Kevin O’Doherty was born in Dublin, son of solicitor William Dougherty and Anne McEvoy. He studied at the Catholic School of Medicine in 1844. He was convicted as a ‘Young Irelander’ and transported to Sydney in 1848 on the Mt Stewart Elphinstone and then on the Emma to Tasmania with fellow conspirators where he served time at Port Arthur. After five years he was given a conditional pardon (not allowed to return to Ireland) and went to Paris before marrying, in London, in 1855 writer Mary Eva Kelly of Galway (Eva of The Nation). In 1856 O’Doherty received a full pardon and went to Dublin to get his Medical Degree from 1857 to 1859.

They then migrated to Victoria in 1860 and to Brisbane where he set up practice in the Forbes Building at Ipswich in 1862. By 1866, he was the leading medical practitioner in George Street, Brisbane, and personal physician to Bishop Quinn. He was also the first President of the Queensland Medical Board.
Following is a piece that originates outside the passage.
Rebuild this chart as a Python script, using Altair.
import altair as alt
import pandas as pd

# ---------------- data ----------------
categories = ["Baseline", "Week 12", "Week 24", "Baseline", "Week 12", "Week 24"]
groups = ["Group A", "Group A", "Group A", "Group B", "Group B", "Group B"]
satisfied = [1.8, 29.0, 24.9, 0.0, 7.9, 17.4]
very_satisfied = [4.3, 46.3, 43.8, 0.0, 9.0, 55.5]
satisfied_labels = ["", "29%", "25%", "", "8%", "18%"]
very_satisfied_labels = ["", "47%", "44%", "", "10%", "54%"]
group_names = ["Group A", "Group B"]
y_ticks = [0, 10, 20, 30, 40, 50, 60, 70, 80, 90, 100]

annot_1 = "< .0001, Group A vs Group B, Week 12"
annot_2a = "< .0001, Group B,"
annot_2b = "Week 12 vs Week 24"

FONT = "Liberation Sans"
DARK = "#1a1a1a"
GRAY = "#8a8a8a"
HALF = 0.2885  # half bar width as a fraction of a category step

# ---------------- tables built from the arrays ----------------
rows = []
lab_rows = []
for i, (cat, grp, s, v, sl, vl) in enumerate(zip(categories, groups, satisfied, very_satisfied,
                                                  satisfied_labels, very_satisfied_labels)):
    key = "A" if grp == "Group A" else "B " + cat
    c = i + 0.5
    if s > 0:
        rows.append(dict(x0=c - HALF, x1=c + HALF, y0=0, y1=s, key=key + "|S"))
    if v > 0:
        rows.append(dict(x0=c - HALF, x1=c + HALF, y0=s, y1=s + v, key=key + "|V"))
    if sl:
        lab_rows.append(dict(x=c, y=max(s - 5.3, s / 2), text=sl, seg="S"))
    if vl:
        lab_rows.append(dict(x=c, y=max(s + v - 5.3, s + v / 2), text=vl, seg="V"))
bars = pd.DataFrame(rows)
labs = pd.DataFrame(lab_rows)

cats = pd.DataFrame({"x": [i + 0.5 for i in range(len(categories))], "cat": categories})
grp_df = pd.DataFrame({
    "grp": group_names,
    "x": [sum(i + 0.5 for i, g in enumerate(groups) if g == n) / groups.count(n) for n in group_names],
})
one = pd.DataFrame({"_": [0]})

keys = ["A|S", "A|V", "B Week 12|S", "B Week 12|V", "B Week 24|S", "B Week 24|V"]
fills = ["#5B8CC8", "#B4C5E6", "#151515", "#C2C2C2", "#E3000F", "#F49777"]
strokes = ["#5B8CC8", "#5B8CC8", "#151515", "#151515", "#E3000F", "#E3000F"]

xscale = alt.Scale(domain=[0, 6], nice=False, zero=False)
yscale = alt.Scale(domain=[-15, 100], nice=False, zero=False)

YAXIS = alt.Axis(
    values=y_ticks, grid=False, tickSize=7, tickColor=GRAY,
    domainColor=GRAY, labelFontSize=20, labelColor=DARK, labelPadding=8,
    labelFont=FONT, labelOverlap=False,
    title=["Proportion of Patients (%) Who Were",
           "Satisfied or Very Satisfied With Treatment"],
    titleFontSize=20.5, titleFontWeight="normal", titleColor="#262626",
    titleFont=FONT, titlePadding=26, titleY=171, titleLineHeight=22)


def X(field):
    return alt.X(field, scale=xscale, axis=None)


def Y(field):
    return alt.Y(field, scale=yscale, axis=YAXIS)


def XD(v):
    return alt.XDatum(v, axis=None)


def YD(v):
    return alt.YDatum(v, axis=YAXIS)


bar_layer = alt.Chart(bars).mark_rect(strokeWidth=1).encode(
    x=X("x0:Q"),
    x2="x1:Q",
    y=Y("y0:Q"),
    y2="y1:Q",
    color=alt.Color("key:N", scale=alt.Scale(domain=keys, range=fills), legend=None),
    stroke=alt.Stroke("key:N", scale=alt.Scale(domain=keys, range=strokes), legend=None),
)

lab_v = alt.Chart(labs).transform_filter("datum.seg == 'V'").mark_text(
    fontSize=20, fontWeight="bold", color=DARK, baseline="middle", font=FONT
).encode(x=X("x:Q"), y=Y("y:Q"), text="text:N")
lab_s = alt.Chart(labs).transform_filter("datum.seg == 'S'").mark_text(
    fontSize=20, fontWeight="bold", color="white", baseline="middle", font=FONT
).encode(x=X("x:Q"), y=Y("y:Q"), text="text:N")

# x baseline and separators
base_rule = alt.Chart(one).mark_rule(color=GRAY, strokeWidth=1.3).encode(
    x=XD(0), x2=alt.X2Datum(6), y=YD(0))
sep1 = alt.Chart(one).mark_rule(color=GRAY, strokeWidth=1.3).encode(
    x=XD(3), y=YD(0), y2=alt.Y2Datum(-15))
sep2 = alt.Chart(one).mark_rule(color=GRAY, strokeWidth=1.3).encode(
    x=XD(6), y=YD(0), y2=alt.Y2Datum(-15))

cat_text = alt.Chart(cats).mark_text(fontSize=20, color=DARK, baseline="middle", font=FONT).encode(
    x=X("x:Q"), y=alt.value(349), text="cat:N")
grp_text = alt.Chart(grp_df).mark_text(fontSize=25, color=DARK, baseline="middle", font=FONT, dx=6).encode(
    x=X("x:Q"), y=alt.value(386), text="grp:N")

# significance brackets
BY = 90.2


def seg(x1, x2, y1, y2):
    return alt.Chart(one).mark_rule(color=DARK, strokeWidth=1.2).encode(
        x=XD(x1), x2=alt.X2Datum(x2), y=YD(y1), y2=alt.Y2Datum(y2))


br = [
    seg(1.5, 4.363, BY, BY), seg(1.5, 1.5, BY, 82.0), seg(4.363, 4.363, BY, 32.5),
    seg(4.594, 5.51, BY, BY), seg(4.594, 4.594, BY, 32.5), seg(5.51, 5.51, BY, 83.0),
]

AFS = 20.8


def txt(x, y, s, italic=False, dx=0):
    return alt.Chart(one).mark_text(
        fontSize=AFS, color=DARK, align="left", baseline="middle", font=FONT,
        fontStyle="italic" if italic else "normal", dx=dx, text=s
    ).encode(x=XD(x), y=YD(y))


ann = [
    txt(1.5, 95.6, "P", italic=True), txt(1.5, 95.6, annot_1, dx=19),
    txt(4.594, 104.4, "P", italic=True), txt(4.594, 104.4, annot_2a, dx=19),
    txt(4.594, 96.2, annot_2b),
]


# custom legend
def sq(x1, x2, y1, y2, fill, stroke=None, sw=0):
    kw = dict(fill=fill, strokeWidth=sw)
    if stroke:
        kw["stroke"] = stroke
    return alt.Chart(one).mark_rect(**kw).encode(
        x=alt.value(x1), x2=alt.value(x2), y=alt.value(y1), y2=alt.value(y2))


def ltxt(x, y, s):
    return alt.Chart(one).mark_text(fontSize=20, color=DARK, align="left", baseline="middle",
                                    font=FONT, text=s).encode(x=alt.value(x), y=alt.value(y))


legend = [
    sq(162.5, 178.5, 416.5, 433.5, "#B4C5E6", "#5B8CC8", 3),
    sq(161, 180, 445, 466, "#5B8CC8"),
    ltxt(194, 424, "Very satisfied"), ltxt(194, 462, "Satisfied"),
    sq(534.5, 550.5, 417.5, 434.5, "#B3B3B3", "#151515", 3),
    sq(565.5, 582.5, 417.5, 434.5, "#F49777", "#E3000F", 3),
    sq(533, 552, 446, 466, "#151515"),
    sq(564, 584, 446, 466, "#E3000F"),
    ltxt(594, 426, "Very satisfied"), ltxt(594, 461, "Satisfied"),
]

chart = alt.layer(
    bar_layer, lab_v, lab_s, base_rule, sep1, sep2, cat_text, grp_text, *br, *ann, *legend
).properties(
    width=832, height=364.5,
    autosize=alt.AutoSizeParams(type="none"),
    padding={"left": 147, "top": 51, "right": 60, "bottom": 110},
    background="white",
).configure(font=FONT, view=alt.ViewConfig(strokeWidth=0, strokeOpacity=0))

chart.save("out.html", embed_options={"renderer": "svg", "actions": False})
He was an MLA in 1867 and MLC 1877 - 1885 and also returned to Ireland as the Nationalist Member for Meath 1885 - 1888. As a founding member of the Queensland Hibernian Society and the Queensland Irish Association, O’Doherty was well respected and presided over the St. Patrick’s Day Committee in the 1860s. The Queensland Irish Association raised this monument over his grave.

Doctor Kevin Izod O'Doherty (1823-1905)

Doctor Kevin Izod O'Doherty (1823-1905) - State Library of Queensland.
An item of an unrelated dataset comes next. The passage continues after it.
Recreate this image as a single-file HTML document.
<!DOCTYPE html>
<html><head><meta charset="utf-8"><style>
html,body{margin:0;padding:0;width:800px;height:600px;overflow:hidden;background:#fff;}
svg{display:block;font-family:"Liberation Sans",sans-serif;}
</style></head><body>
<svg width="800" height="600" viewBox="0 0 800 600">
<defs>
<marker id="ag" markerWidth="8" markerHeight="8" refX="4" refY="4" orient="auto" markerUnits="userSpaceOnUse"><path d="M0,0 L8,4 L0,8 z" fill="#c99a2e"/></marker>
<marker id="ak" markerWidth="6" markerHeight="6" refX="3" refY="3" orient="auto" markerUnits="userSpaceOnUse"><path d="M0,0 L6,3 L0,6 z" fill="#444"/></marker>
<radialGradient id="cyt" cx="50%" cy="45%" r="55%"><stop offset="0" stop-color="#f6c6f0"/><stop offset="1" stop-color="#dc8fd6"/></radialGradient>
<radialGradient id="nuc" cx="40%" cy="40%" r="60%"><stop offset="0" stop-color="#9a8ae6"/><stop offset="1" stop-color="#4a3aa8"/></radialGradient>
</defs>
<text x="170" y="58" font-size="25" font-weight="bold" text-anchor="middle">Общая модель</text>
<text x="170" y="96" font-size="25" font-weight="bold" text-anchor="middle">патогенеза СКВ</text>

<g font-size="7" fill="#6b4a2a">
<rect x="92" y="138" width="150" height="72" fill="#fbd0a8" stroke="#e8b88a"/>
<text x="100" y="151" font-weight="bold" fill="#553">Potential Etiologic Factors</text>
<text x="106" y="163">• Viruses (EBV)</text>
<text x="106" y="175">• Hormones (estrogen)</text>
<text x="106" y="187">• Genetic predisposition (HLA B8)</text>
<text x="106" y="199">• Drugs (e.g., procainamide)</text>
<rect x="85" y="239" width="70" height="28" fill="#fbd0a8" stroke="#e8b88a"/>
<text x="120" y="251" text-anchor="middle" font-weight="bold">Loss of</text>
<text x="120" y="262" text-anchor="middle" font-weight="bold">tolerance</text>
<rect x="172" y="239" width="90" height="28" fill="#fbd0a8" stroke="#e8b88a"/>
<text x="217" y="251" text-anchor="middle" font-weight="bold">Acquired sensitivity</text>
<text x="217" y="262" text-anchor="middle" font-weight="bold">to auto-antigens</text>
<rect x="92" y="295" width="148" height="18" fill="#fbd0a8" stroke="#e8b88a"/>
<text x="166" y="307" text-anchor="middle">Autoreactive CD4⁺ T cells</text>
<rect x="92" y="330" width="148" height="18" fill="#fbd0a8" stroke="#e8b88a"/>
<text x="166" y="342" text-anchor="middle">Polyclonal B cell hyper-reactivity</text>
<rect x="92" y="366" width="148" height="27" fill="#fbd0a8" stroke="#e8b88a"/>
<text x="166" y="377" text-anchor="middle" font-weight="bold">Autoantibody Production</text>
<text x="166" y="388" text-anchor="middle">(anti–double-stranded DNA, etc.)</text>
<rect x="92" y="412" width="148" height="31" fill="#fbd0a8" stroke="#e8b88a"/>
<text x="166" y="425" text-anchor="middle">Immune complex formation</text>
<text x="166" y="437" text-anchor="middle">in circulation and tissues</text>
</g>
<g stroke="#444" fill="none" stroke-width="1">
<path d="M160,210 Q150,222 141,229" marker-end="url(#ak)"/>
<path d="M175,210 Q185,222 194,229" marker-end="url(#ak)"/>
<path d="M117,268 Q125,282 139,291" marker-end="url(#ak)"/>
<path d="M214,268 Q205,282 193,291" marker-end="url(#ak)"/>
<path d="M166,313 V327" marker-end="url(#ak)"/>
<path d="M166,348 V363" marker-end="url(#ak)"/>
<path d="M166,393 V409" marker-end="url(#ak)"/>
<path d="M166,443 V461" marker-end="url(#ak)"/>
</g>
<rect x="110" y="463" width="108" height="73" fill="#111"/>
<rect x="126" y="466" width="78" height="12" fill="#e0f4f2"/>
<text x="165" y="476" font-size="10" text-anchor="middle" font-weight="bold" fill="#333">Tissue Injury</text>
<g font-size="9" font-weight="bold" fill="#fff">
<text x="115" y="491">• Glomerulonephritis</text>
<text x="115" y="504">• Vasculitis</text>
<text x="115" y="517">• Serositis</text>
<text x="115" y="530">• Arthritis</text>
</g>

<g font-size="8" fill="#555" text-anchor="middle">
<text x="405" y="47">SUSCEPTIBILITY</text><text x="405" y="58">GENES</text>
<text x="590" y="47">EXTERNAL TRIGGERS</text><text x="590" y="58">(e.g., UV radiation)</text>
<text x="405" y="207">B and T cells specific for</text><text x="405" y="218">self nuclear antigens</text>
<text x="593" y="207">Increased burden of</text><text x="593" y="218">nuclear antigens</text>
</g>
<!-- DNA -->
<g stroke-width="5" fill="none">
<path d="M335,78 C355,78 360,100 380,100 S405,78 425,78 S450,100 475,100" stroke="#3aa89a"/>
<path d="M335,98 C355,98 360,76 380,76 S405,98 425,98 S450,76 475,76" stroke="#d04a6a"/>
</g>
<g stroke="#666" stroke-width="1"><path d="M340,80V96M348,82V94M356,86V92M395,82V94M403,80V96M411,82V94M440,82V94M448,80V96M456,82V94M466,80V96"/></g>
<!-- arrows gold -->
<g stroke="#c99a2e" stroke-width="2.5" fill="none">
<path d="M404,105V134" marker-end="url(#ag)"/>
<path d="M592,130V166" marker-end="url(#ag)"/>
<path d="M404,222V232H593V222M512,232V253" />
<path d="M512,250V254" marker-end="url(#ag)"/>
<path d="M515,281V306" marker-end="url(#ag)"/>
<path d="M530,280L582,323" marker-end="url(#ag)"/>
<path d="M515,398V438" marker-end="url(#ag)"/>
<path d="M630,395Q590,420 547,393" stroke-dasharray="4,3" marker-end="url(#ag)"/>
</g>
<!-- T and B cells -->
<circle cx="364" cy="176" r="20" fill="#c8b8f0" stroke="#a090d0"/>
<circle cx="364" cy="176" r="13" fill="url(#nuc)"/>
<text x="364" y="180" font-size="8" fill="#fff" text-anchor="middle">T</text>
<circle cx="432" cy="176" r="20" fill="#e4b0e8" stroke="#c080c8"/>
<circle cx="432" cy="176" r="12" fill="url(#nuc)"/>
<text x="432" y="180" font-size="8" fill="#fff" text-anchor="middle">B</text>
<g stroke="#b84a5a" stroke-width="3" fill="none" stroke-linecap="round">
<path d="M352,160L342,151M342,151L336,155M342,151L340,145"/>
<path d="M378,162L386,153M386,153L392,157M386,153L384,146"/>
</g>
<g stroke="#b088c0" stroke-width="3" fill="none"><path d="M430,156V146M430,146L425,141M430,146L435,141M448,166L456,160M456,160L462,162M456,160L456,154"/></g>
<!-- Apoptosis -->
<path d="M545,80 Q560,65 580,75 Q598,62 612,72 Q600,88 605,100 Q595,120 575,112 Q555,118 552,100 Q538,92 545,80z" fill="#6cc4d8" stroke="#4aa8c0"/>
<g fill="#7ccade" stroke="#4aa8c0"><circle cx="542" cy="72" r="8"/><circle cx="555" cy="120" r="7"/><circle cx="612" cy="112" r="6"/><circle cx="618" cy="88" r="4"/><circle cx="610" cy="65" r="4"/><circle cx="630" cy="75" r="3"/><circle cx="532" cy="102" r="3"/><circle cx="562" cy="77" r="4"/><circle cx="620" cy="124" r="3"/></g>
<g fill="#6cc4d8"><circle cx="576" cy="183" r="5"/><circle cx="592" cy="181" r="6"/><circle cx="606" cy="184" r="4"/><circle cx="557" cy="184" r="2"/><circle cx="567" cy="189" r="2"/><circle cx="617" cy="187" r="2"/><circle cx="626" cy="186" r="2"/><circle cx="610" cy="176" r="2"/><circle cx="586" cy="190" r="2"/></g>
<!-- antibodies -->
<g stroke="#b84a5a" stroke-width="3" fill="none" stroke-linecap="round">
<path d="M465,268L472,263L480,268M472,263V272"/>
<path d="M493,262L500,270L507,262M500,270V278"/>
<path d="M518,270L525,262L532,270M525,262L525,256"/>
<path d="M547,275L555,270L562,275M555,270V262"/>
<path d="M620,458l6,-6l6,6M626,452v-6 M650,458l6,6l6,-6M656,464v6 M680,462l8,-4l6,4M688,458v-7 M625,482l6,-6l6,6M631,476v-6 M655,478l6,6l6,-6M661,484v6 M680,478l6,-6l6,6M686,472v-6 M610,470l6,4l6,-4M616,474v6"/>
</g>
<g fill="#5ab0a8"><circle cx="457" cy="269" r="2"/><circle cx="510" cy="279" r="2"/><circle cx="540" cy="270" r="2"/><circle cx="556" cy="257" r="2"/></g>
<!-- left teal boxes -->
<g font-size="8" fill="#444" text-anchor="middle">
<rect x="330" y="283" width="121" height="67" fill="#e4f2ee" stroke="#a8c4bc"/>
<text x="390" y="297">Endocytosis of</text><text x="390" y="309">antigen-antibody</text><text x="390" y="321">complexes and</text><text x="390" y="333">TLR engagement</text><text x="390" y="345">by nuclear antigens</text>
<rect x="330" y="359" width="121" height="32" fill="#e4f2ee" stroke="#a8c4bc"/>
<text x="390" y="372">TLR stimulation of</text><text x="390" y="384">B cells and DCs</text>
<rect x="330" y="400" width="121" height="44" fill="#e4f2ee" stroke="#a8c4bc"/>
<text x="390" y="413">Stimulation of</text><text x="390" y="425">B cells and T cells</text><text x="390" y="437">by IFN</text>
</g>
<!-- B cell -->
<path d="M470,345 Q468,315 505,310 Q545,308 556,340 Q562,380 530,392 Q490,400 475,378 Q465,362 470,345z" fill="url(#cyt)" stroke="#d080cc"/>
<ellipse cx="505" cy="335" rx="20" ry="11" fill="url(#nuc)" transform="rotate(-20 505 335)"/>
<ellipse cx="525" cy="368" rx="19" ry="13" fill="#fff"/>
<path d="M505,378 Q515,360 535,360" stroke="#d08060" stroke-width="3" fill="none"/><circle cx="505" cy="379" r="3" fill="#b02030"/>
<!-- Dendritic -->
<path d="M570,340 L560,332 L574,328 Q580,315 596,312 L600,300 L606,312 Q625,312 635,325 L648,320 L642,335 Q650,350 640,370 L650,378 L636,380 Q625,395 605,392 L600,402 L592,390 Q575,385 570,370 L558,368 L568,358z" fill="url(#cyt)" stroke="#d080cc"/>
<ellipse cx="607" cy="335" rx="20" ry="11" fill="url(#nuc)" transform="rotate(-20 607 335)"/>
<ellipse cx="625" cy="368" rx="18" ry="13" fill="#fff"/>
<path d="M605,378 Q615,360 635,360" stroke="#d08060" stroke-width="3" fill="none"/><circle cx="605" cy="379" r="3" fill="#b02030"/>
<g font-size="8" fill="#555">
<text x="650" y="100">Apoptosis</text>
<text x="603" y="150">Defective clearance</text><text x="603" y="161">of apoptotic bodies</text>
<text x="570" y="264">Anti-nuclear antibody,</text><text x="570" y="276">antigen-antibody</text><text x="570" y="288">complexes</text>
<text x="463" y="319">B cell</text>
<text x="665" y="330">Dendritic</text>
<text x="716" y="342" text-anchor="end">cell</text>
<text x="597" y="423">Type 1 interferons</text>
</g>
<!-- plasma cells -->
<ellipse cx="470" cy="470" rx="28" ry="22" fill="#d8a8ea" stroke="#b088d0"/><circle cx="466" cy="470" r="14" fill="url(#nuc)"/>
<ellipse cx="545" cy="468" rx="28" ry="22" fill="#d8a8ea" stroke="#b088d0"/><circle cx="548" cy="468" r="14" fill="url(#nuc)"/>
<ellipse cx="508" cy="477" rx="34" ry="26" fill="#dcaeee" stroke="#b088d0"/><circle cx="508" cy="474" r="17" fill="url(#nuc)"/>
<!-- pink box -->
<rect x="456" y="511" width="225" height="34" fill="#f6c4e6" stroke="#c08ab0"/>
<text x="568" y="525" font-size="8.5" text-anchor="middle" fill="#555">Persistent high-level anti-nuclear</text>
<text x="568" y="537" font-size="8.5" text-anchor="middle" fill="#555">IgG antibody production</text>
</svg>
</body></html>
James Davis (Duramboi) (7‑5‑15)

James Davis was born in Broomielaw, Scotland, and at 14 was apprenticed to his father as a blacksmith at Old Wynd, Glasgow. Convicted two years later for stealing 2s. 6d. from a church box in Surrey, he was sentenced to be transported for seven years, and in August 1825 arrived in New South Wales in the Norfolk. His next appearance in court was at Patrick's Plains, where in 1828 he was charged with robbery and sentenced to three years at Moreton Bay as a doubly convicted felon. He arrived there on 18 February 1829 and absconded six weeks later. The escapees soon met a party of Aboriginals whose chief, Pamby‑Pamby, claimed Davis as his dead son returned to life as a white man. As Duramboi, Davis took easily to tribal life. An honoured guest, he was allowed to move freely from one tribe to another, his travels taking him hundreds of miles from Brisbane. He had learnt the languages and customs of many tribes before he was found at Wide Bay in 1842 by Andrew Petrie and with difficulty assured that he could return safely to Brisbane as the convict settlement had ended.
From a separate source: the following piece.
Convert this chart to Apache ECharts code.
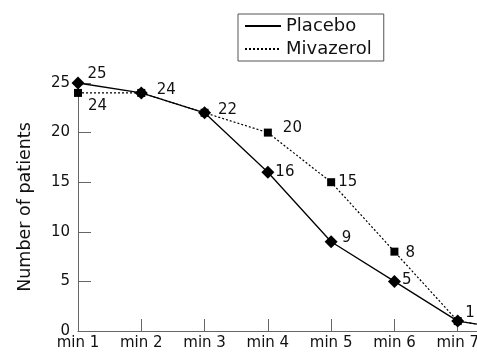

He had to relearn the English language and accustom himself again to work and clothes. He was employed at first by Dr Stephen Simpson, the land commissioner in Moreton Bay; later he set up as a blacksmith at Kangaroo Point. In 1864 he opened a crockery shop in George Street, Brisbane, where he made money, although literate enough only to sign his name. He had married Annie Shea on 3 November 1846. After her death in 1882, he married on 28 July 1883 Irish‑born widow, Bridget Hayes. He died on 7 May 1889.

His rehabilitation into acquisitive society included reform; from his accumulated estate the Brisbane General Hospital received £750 in 1889 and another £1100 in 1911. He guided settlers to good land in the Wide Bay area, and some public benefit came from his thirteen years with the Aboriginals. He was occasionally employed as a court interpreter, and in 1866 petitioned the governor to raise his salary to the £20 paid to Chinese and German interpreters, but his request was refused.

James Davis poses in front of his crockery store, George Street, Brisbane, ca. 1872

James Davis poses in front of his crockery store, George Street, Brisbane, ca. 1872 — State Library of Queensland. Cropped.

Sources

  • Gunthorpe, S. G. 'Dowse, Thomas (1809 ‑ 1885)', Australian Dictionary of Biography, Volume 4, Melbourne University Press, 1972, pp 101‑102
  • Laurie, A. ’Davis, James (1808 ‑ 1889)', Australian Dictionary of Biography, Volume 1, Melbourne University Press, 1966, pp 294-295.
  • Patrick, Ross and Heather Exiles Undaunted. St. Lucia : University of Queensland Press, 1989, Kevin and Mary O’Doherty
  • ‘Death of Old Colonist’ [E. Mott] The Queenslander, 8 September 1900, pp.542-543.